L'importo della sanzione pecuniaria è stato ridotto alla somma di 27,5 milioni di euro in esecuzione delle decisioni giurisdizionali pronunciate in primo grado nell'ambito di ricorsi presentati dall'Enel e dalle sue due società figlie contro la decisione dell'Authority.

Lo sfruttamento illecito dell'ex monopolio
Una pratica che non può essere adottata da un ipotetico concorrente altrettanto efficiente sul mercato "liberalizzato" - perché basata sullo sfruttamento di risorse o mezzi derivanti da una posizione dominante - non integra una concorrenza lecita, cioè basata sui meriti. Per cui se un'impresa perde il monopolio legale che aveva su un mercato è tenuta ad astenersi, "durante tutta la fase di liberalizzazione" dallo sfruttamento dei mezzi derivanti dal precedente monopolio: in quanto si tratta di mezzi che non sono disponibili ai suoi concorrenti.
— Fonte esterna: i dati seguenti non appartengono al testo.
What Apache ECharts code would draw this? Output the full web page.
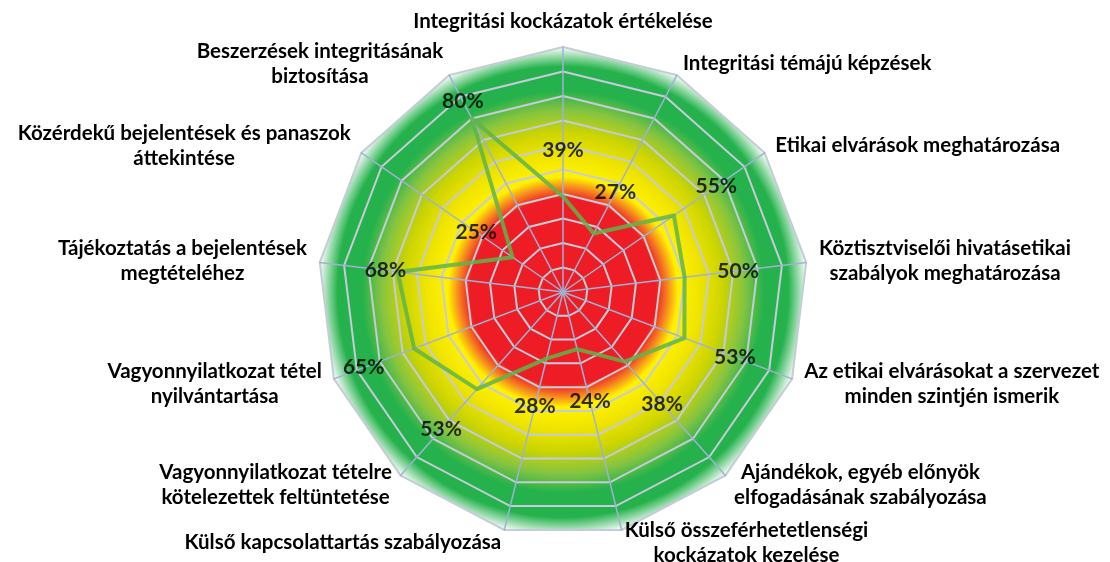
<!DOCTYPE html>
<html>
<head>
<meta charset="utf-8">
<script src="https://cdn.jsdelivr.net/npm/echarts@6/dist/echarts.min.js"></script>
<style>
html,body{margin:0;padding:0;background:#fff;}
#c{width:1110px;height:562px;}
</style>
</head>
<body>
<div id="c"></div>
<script>
// ---- data (clockwise from the top) ----
const categories = [
  'Integritási kockázatok értékelése',
  'Integritási témájú képzések',
  'Etikai elvárások meghatározása',
  'Köztisztviselői hivatásetikai\nszabályok meghatározása',
  'Az etikai elvárásokat a szervezet\nminden szintjén ismerik',
  'Ajándékok, egyéb előnyök\nelfogadásának szabályozása',
  'Külső összeférhetetlenségi\nkockázatok kezelése',
  'Külső kapcsolattartás szabályozása',
  'Vagyonnyilatkozat tételre\nkötelezettek feltüntetése',
  'Vagyonnyilatkozat tétel\nnyilvántartása',
  'Tájékoztatás a bejelentések\nmegtételéhez',
  'Közérdekű bejelentések és panaszok\náttekintése',
  'Beszerzések integritásának\nbiztosítása'
];
const values = [39, 27, 55, 50, 53, 38, 24, 28, 53, 65, 68, 25, 80];
const axisMax = 100;

// ---- layout / style ----
const CX = 563, CY = 292, R = 245;
const FONT = 'Lato';
// radial distance (fraction of radius) between each point and its value label
const labelGap = [0.19, 0.19, 0.21, 0.22, 0.22, 0.23, 0.22, 0.20, 0.22, 0.22, 0.05, 0.18, 0.08];

// radar draws indicators counter-clockwise; reorder so they run clockwise
const n = categories.length;
const order = [0];
for (let i = n - 1; i >= 1; i--) order.push(i);

const indicator = order.map(i => ({ name: categories[i], min: 0, max: axisMax }));
const radarValues = order.map(i => values[i]);

const grad = {
  type: 'radial', x: CX, y: CY, r: R, global: true,
  colorStops: [
    { offset: 0.00, color: '#ee1c24' },
    { offset: 0.38, color: '#ee1c24' },
    { offset: 0.425, color: '#f58220' },
    { offset: 0.47, color: '#fff200' },
    { offset: 0.55, color: '#f2e600' },
    { offset: 0.65, color: '#cdd500' },
    { offset: 0.74, color: '#86c441' },
    { offset: 0.82, color: '#25b24c' },
    { offset: 0.92, color: '#25b24c' },
    { offset: 1.00, color: '#ffffff' }
  ]
};

const chart = echarts.init(document.getElementById('c'), null, { renderer: 'canvas' });
chart.setOption({
  backgroundColor: '#ffffff',
  animation: false,
  radar: {
    center: [CX, CY],
    radius: R,
    startAngle: 90,
    splitNumber: 10,
    shape: 'polygon',
    nameGap: 13,
    indicator: indicator,
    axisName: {
      color: '#000',
      fontFamily: FONT,
      fontWeight: 'bold',
      fontSize: 20.5,
      formatter: function (name) {
        return name.split('\n').map(l => '{c|' + l + '}').join('\n');
      },
      rich: {
        c: { align: 'center', fontFamily: FONT, fontWeight: 'bold', fontSize: 20.5, color: '#000', lineHeight: 25 }
      }
    },
    splitLine: { lineStyle: { color: '#c6cbd9', width: 2 } },
    splitArea: { show: true, areaStyle: { color: [grad] } },
    axisLine: { lineStyle: { color: '#9fb2d4', width: 1.5 } },
    axisTick: { show: false },
    axisLabel: { show: false }
  },
  polar: { center: [CX, CY], radius: R },
  angleAxis: { type: 'value', min: 0, max: n, startAngle: 90, clockwise: true, show: false },
  radiusAxis: { type: 'value', min: 0, max: 1, show: false },
  series: [
    {
      type: 'radar',
      symbol: 'none',
      lineStyle: { color: 'rgba(95,180,75,0.85)', width: 4 },
      data: [{ value: radarValues }]
    },
    {
      type: 'scatter',
      coordinateSystem: 'polar',
      symbolSize: 1,
      itemStyle: { color: 'rgba(0,0,0,0)' },
      silent: true,
      data: values.map((v, i) => [v / axisMax + labelGap[i], i]),
      label: {
        show: true,
        position: 'inside',
        color: '#000',
        fontFamily: FONT,
        fontWeight: 'bold',
        fontSize: 21,
        formatter: p => values[p.dataIndex] + '%'
      }
    }
  ]
});
</script>
</body>
</html>
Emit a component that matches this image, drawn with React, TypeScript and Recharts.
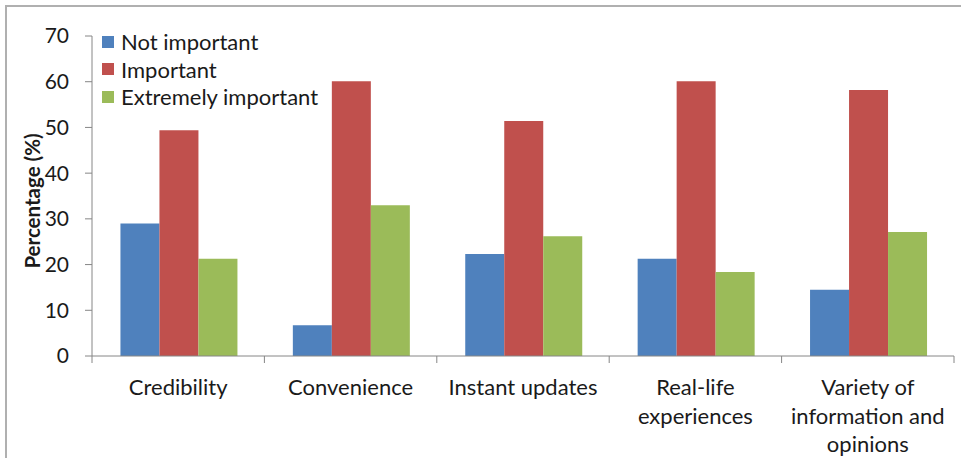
import React from "react"
import {
  BarChart,
  Bar,
  XAxis,
  YAxis,
} from "recharts"

const categories = [
  "Credibility",
  "Convenience",
  "Instant updates",
  "Real-life experiences",
  "Variety of information and opinions",
]
const notImportant = [29.0, 6.7, 22.3, 21.3, 14.5]
const important = [49.4, 60.1, 51.4, 60.1, 58.2]
const extremelyImportant = [21.3, 33.0, 26.2, 18.4, 27.1]
const yTicks = [0, 10, 20, 30, 40, 50, 60, 70]

const series = [
  { key: "notImportant", name: "Not important", color: "#4F81BD" },
  { key: "important", name: "Important", color: "#C0504D" },
  { key: "extremelyImportant", name: "Extremely important", color: "#9BBB59" },
]

const data = categories.map((name, i) => ({
  name,
  notImportant: notImportant[i],
  important: important[i],
  extremelyImportant: extremelyImportant[i],
}))

const FONT = "Lato, 'Open Sans', sans-serif"
const AXIS = "#868686"
const TEXT = "#1a1a1a"

// word-wrap a category label to the given pixel width
function wrapLabel(text: string, maxWidth: number, font: string): string[] {
  const ctx = document.createElement("canvas").getContext("2d")
  if (!ctx) return [text]
  ctx.font = font
  const words = text.split(" ")
  const lines: string[] = []
  let line = ""
  for (const w of words) {
    const next = line ? line + " " + w : w
    if (line && ctx.measureText(next).width > maxWidth) {
      lines.push(line)
      line = w
    } else {
      line = next
    }
  }
  if (line) lines.push(line)
  return lines
}

// category tick: label plus Excel-style marks on the band edges
function CategoryTick(props: any) {
  const { x, y, payload, index, width, visibleTicksCount } = props
  const band = width / visibleTicksCount
  const lines = wrapLabel(payload.value, 166, `22px ${FONT}`)
  return (
    <g>
      <line x1={x - band / 2} x2={x - band / 2} y1={y} y2={y + 7} stroke={AXIS} />
      {index === visibleTicksCount - 1 && (
        <line x1={x + band / 2} x2={x + band / 2} y1={y} y2={y + 7} stroke={AXIS} />
      )}
      <text x={x} y={y + 39} textAnchor="middle" fontSize={22} fontFamily={FONT} fill={TEXT}>
        {lines.map((l, i) => (
          <tspan key={i} x={x} dy={i === 0 ? 0 : 28.5}>
            {l}
          </tspan>
        ))}
      </text>
    </g>
  )
}

export default function App() {
  return (
    <div
      style={{
        position: "absolute",
        left: 0,
        top: 0,
        width: 961,
        height: 458,
        overflow: "hidden",
        background: "#fff",
      }}
    >
      <div
        style={{
          position: "absolute",
          left: 5,
          top: 5,
          width: 1000,
          height: 500,
          borderTop: "2px solid #b0b0b0",
          borderLeft: "2px solid #b0b0b0",
        }}
      />
      <BarChart
        width={961}
        height={458}
        data={data}
        margin={{ top: 36, right: 7, left: 0, bottom: 0 }}
        barCategoryGap="16.5%"
        barGap={0}
      >
        <XAxis
          dataKey="name"
          height={102}
          stroke={AXIS}
          tickLine={false}
          tickSize={0}
          tickMargin={0}
          interval={0}
          tick={<CategoryTick />}
        />
        <YAxis
          width={92}
          domain={[0, 70]}
          ticks={yTicks}
          stroke={AXIS}
          tickSize={7}
          tickMargin={16}
          tick={{ fill: TEXT, fontSize: 21, fontFamily: FONT }}
          label={{
            content: ({ viewBox }: any) => {
              const cx = viewBox.x + 32
              const cy = viewBox.y + viewBox.height / 2 + 5
              return (
                <text
                  x={cx}
                  y={cy}
                  transform={`rotate(-90 ${cx} ${cy})`}
                  textAnchor="middle"
                  dominantBaseline="central"
                  fontSize={20.5}
                  fontWeight="bold"
                  fontFamily={FONT}
                  fill={TEXT}
                >
                  Percentage (%)
                </text>
              )
            },
          }}
        />
        {series.map((s) => (
          <Bar key={s.key} dataKey={s.key} name={s.name} fill={s.color} isAnimationActive={false} />
        ))}
      </BarChart>
      {/* legend sits inside the plot, top-left */}
      <div
        style={{
          position: "absolute",
          left: 102,
          top: 28,
          fontFamily: FONT,
          fontSize: 22,
          color: TEXT,
        }}
      >
        {series.map((s) => (
          <div key={s.key} style={{ display: "flex", alignItems: "center", height: 27.5 }}>
            <span style={{ width: 12, height: 12, background: s.color, marginRight: 7 }} />
            <span>{s.name}</span>
          </div>
        ))}
      </div>
    </div>
  )
}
Lo sfruttamento della posizione dominante è in conclusione abusivo se condotto con modalità che esulano dai meriti dell'impresa.

L'uso lecito dei mezzi legati al dominio
L'uso lecito, nella fase di liberalizzazione del mercato, dei mezzi derivanti dalla precedente posizione dominante può essere invece quello che è controbilanciato da latri fattori, come ad esempio un vantaggio di fatto per i consumatori.
Tutti fattori che il Consiglio di Stato dovrà verificare al fine di affermare il carattere anticoncorrenziale delle scelte strategiche adottae da Enel a fronte della liberalizzazione varata del mercato dell'energia elettrica.
Infine, sulle condizioni che consentono di imputare la responsabilità del comportamento di una società figlia alla società madre, la Corte dichiara che, quando una posizione dominante è sfruttata in modo abusivo da una o più società figlie appartenenti a un'unità economica, l'esistenza di tale unità è sufficiente per ritenere che la società madre sia anch'essa responsabile di tale abuso. L'esistenza di una simile unità deve essere presunta qualora, all'epoca dei fatti, almeno la quasi totalità del capitale di tali società figlie fosse detenuta, direttamente o indirettamente, dalla società madre. A fronte di simili circostanze, l'autorità garante della concorrenza non è tenuta a fornire alcuna prova aggiuntiva, a meno che la società madre non dimostri che, nonostante la detenzione di una tale percentuale del capitale sociale, essa non aveva il potere di definire i comportamenti delle società figlie, le quali agivano autonomamente.